Truth Is Not Only A Defense, It’s Thrilling
When was the last time you stopped yourself from saying something you believed to be true for fear of being punished or criticized for saying it? If you live in America, it probably hasn’t been long. That’s not just a talking point about political correctness. It’s the central problem with our national conversation, the main reason our debates are so stilted and useless. You can’t fix a problem if you don’t have the words to describe it. You can’t even think about it clearly.
This depressing fact made Trump’s political career. In a country where almost everyone in public life lies reflexively, it’s thrilling to hear someone say what he really thinks, even if you believe he’s wrong. It’s especially exciting when you suspect he’s right.
A temporary ban on Muslim immigration? That sounds a little extreme (meaning nobody else has said it recently in public). But is it? Millions of Muslims have moved to Western Europe over the past 50 years, and a sizable number of them still haven’t assimilated. Instead, they remain hostile and sometimes dangerous to the cultures that welcomed them. By any measure, that experiment has failed. What’s our strategy for not repeating it here, especially after San Bernardino—attacks that seemed to come out of nowhere? Invoke American exceptionalism and hope for the best? Before Trump, that was the plan.
He Could Win
Of all the dumb things that have been said about Trump by people who were too slow to get finance jobs and therefore wound up in journalism, perhaps the stupidest of all is the one you hear most: He’ll get killed in the general! This is a godsend for Democrats! Forty-state wipeout! And so it goes mindlessly on.
Actually–and this is no endorsement of Trump, just an interjection of reality–that’s a crock. Of the Republicans now running, Trump likely has the best chance to beat Hillary Clinton, for two reasons:
First, he’s the only Republican who can meaningfully expand the pie.
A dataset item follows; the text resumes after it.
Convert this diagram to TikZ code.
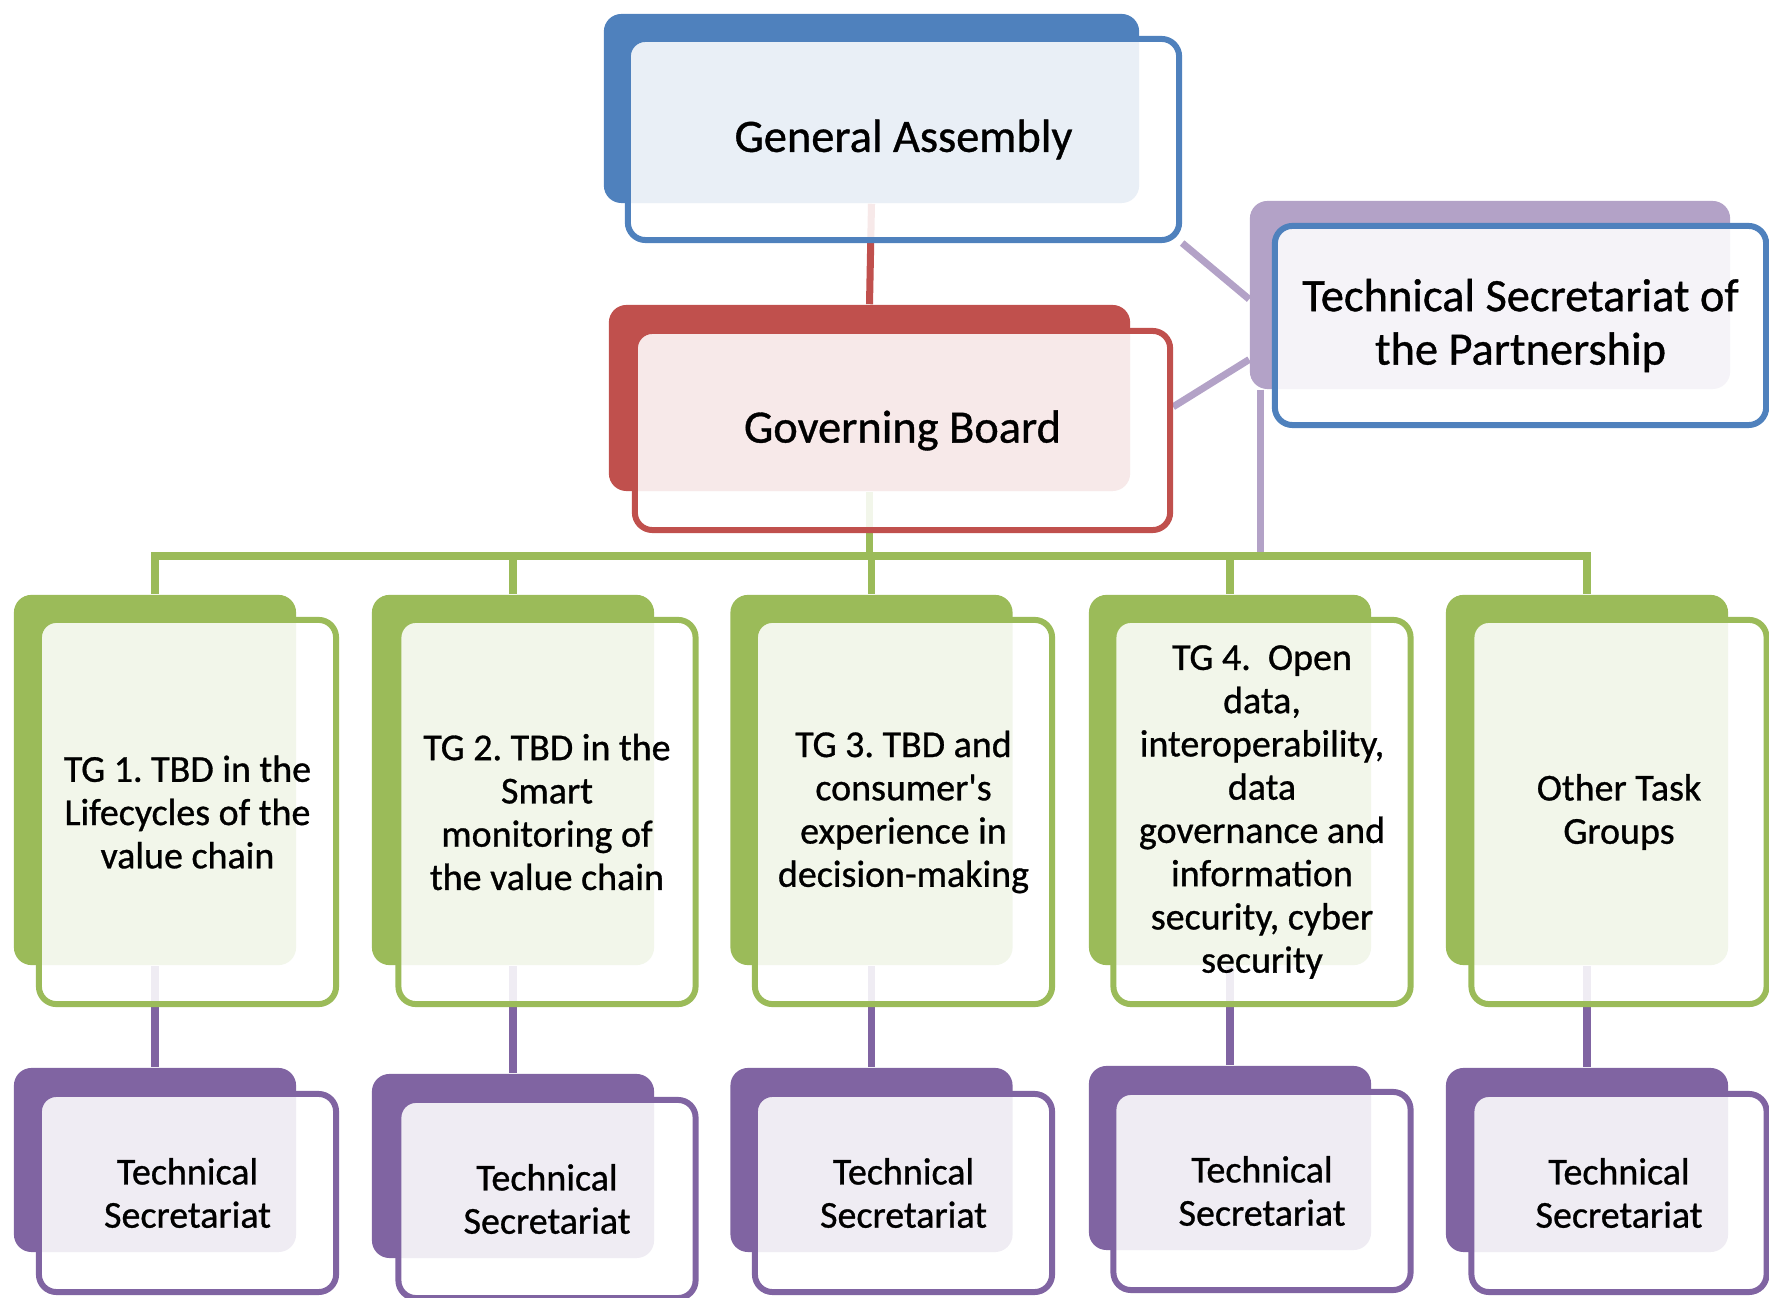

Polls show a surprisingly large number of Democrats open to Trump. In one January survey by the polling form Mercury Analytics , almost 20 percent said they’d consider crossing over to him from Hillary. Even if that’s double the actual number, it’s still stunning. Could Ted Cruz expect to draw that many Democrats? Could Jeb?
It’s an article of faith in Washington that Trump would tank the party’s prospects with minority voters. Sounds logical, especially if you’re a sensitive white liberal who considers the suggestion of a border wall a form of hate speech, but consider the baseline. In the last election, Romney got 6 percent of the black vote, and 27 percent of Hispanics. Trump, who’s energetic, witty and successful, will do worse? I wouldn’t bet on it.